TASK = No pictures belong in the copy; return exactly the lines from the one with "Convert this chart to Bokeh code." through the one with "src = ColumnDataSource(data=dict(year=years, value=values))", both ends included, and nothing else.

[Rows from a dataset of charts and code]
▬▬▬▬▬▬

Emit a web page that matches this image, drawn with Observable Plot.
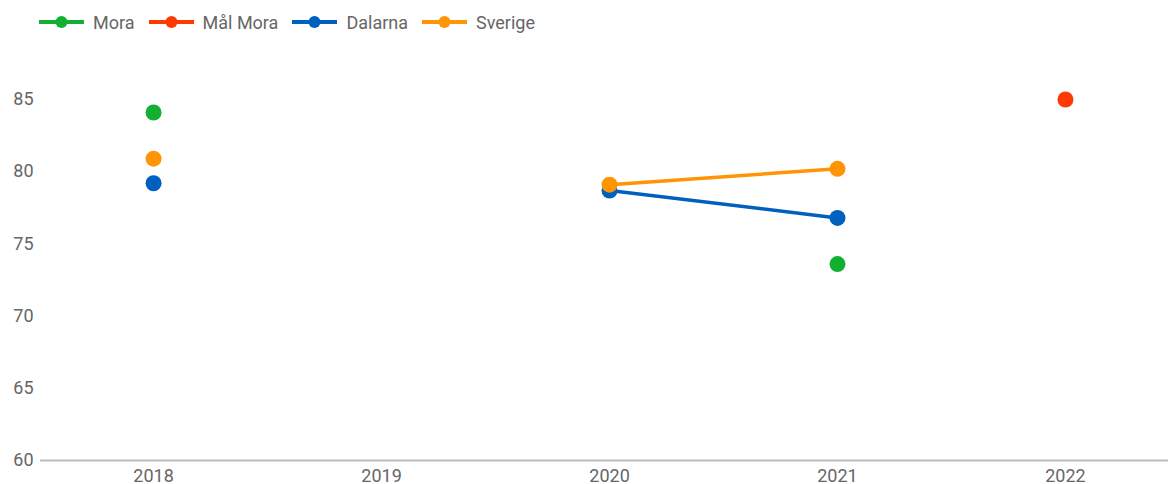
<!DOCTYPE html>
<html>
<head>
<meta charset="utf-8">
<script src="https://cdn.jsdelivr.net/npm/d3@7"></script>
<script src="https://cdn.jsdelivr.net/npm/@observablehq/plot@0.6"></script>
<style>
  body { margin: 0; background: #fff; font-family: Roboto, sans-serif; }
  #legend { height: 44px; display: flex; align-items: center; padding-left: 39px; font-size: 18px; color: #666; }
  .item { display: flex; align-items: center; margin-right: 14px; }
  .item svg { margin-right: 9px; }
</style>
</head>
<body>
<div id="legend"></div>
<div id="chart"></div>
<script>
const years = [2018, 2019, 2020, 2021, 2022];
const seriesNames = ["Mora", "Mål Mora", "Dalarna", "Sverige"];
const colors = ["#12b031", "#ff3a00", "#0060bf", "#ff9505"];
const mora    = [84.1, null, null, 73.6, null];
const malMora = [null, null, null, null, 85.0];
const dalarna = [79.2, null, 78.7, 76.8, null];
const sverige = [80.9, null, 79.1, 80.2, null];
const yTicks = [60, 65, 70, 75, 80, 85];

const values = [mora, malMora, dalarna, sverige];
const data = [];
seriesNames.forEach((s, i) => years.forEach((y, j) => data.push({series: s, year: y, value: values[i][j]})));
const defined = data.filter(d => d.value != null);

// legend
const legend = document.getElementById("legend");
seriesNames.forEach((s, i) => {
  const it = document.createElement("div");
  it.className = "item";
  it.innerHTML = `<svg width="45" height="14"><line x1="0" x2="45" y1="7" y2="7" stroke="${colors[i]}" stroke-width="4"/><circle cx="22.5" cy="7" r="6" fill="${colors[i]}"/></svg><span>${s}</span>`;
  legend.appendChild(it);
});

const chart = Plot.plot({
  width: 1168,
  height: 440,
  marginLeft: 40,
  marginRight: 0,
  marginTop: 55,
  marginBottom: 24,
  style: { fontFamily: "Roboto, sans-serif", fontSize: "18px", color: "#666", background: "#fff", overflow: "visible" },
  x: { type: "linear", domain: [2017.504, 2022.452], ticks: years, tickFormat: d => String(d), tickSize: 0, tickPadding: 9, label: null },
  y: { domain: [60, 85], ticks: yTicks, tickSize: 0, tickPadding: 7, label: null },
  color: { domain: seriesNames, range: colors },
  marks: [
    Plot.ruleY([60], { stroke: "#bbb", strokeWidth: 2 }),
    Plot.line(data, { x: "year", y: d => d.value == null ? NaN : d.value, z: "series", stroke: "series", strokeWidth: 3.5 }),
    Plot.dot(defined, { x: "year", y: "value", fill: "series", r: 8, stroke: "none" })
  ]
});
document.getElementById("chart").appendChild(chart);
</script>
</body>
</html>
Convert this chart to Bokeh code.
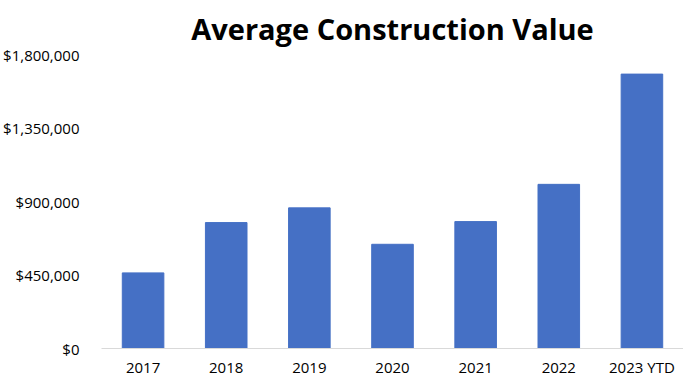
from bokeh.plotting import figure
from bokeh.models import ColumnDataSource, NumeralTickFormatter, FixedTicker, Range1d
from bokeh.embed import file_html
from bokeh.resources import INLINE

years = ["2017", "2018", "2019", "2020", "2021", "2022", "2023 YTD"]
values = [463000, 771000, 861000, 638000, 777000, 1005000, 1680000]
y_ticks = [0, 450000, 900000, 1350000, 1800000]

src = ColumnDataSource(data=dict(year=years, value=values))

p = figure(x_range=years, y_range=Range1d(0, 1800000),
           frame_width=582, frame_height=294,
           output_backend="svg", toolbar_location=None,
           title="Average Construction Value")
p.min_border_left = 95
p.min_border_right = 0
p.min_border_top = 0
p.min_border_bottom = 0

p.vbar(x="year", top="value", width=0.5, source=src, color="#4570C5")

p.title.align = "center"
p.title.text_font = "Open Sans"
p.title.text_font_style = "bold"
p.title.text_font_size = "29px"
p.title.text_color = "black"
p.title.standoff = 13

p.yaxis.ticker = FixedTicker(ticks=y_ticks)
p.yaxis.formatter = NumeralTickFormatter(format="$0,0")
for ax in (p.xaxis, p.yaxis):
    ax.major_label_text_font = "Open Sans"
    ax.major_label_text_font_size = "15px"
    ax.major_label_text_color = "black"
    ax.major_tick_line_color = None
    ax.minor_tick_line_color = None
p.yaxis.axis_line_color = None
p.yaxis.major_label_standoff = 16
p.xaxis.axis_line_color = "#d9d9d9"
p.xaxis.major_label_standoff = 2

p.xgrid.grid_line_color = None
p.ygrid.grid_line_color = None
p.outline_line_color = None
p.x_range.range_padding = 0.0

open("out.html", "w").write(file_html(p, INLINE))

▬▬▬▬▬▬

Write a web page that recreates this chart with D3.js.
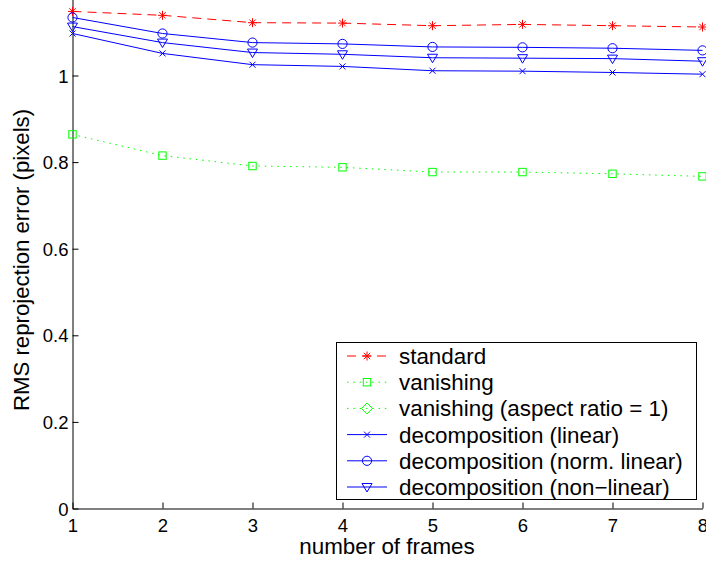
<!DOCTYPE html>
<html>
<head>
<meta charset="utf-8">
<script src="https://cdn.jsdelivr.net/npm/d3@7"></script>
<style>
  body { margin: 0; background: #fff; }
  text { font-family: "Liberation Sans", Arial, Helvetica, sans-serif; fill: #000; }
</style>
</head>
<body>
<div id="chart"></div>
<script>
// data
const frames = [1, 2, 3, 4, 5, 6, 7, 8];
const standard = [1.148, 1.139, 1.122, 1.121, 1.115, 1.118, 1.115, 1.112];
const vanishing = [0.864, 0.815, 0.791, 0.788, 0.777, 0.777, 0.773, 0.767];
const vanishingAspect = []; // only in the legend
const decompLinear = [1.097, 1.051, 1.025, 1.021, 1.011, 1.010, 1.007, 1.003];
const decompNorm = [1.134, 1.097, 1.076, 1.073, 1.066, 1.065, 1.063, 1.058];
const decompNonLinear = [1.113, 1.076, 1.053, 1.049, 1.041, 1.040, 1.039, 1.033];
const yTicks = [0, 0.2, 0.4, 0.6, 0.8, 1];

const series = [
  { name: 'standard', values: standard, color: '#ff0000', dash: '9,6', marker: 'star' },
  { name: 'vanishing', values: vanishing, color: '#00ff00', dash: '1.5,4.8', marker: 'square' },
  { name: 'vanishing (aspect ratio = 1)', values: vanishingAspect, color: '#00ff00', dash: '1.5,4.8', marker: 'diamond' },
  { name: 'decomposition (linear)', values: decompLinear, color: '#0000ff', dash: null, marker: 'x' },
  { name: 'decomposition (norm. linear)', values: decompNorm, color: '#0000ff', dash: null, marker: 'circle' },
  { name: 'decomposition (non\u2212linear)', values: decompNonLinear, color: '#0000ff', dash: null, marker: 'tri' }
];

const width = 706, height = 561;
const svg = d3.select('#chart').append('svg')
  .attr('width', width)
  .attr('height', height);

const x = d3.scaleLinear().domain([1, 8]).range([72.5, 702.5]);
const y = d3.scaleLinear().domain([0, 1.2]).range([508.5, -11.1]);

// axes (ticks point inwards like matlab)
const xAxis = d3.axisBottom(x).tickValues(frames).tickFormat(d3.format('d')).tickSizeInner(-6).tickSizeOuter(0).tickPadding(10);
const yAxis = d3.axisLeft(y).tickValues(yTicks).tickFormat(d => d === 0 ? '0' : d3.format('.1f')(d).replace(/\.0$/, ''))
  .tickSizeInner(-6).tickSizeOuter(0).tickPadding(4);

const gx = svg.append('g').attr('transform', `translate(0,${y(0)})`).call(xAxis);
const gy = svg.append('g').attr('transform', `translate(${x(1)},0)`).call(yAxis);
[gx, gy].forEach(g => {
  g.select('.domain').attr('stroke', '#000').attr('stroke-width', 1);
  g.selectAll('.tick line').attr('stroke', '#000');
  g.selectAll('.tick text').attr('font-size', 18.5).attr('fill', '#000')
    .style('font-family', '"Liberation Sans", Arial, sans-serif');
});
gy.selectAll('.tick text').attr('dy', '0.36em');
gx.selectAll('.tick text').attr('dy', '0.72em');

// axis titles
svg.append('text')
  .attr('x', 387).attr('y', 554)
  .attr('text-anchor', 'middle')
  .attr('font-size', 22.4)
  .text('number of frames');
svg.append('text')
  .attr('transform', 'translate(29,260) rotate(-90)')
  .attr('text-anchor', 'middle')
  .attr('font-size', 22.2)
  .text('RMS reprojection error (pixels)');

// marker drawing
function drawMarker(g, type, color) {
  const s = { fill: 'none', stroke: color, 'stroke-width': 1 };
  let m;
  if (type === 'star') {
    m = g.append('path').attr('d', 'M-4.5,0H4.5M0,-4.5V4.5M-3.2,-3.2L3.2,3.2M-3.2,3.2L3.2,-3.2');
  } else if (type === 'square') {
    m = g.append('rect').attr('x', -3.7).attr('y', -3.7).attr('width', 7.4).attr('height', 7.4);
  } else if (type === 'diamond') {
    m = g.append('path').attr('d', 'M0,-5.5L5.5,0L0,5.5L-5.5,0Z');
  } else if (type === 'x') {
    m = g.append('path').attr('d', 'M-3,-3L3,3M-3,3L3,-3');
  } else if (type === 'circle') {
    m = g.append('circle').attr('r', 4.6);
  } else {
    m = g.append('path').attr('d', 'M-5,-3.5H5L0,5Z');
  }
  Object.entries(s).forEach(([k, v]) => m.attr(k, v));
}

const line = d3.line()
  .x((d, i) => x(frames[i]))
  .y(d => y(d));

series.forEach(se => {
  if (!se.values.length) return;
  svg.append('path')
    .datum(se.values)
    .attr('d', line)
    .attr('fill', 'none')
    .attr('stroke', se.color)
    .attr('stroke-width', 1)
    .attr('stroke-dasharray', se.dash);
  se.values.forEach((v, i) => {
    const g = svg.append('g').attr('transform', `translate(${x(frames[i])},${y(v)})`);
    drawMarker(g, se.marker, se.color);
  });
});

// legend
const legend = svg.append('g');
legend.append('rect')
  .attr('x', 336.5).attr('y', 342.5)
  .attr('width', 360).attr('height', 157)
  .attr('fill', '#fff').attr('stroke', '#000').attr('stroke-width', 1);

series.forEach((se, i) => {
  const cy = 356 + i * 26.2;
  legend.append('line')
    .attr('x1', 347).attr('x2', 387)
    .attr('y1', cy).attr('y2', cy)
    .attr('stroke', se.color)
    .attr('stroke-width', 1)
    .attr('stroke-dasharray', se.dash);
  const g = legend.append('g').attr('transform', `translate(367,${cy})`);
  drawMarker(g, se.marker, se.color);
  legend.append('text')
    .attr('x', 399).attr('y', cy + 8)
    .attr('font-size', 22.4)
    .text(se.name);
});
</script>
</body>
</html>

▬▬▬▬▬▬

FINISHED EXERCISE =
Convert this chart to Bokeh code.
from bokeh.plotting import figure
from bokeh.models import ColumnDataSource, NumeralTickFormatter, FixedTicker, Range1d
from bokeh.embed import file_html
from bokeh.resources import INLINE

years = ["2017", "2018", "2019", "2020", "2021", "2022", "2023 YTD"]
values = [463000, 771000, 861000, 638000, 777000, 1005000, 1680000]
y_ticks = [0, 450000, 900000, 1350000, 1800000]

src = ColumnDataSource(data=dict(year=years, value=values))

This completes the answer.